More than a month into the strike, Smoke says, supplies are “just now reaching a point where it will begin to have a material impact on product availability for consumers.”

Healthy Supplies of Most Paused Models

Car dealers measure their supply of new cars to sell with a metric they call days of inventory – how long it would take to sell out of cars at today’s sales rate if they never acquired more.

An old industry rule of thumb told dealers to keep about a 60-day supply on the sales lot. That ensured they had the right mix of colors and options to meet almost any request that walked in the door.

Automakers had plenty of warning that a strike was likely this fall. So, they ran factories at a rate that built up a stockpile of many cars.

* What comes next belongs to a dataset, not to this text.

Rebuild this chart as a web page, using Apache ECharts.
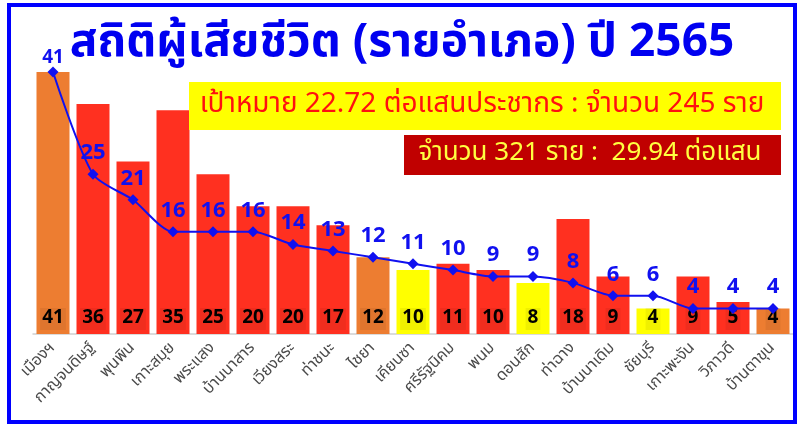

The union’s stand-up strike strategy means most of those cars are still in production. The automakers’ stockpiling strategy means dealers have a plentiful supply of most cars built at paused plants.

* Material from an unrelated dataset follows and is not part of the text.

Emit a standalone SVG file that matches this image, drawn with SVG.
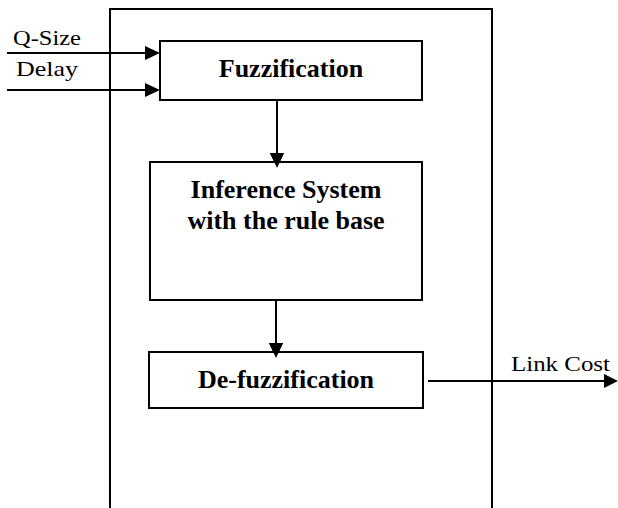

Inventory of Models Paused Due to Strikes:

ModelCurrent Supply
Buick Enclave148 days
Chevrolet Colorado20 days
GMC Canyon31 days
Ford Bronco49 days
Ford Expedition101 days
Ford Explorer99 days
Ford Super Duty66 days
Ford Ranger32 days
Lincoln Aviator124 days
Lincoln Navigator136 days
Jeep Gladiator122 days
Jeep Wrangler 67 days

Ample supplies mean shoppers can still find a good deal on most of these models. Jeep, for instance, is offering 15% off the MSRP of many Gladiator models this month. Buick is offering Enclave leases as low as $299 per month.

And car shoppers have responded. “Surprisingly, according to data from our team at Kelley Blue Book, all three of the Detroit automakers have actually seen an increase in shopping activity since the start of the UAW strike,” Smoke notes.

Other automakers have seen the same and aren’t facing strikes. “The victors from the disruptions so far are VW, Toyota, Nissan, and Honda,” he says.

What Could Change the Dynamic?

If automakers still have plenty of cars to sell, they’ll be under little pressure to settle the strike. However, several factors could force a change in the current paradigm.

If the union keeps work stoppages at roughly their current level and striking workers agree to a deal before Thanksgiving, Smoke says, “we’re likely to see pricing firm up in the new-vehicle market, incentives decline, and the sales pace to slow in the fourth quarter as a result.”

If the union adds significantly more plants to the pause “and builds to closer to 145,000 lost vehicles per week with no resolution by Thanksgiving, we can rightly expect a much larger impact that spills over into the used-vehicle market,” he says.

And strikes don’t happen in a vacuum. “Other macro-economic factors, including the negative impact on consumer sentiment caused by a war in the Middle East and chaos on Capitol Hill” could also put a drag on the market, Smoke cautions.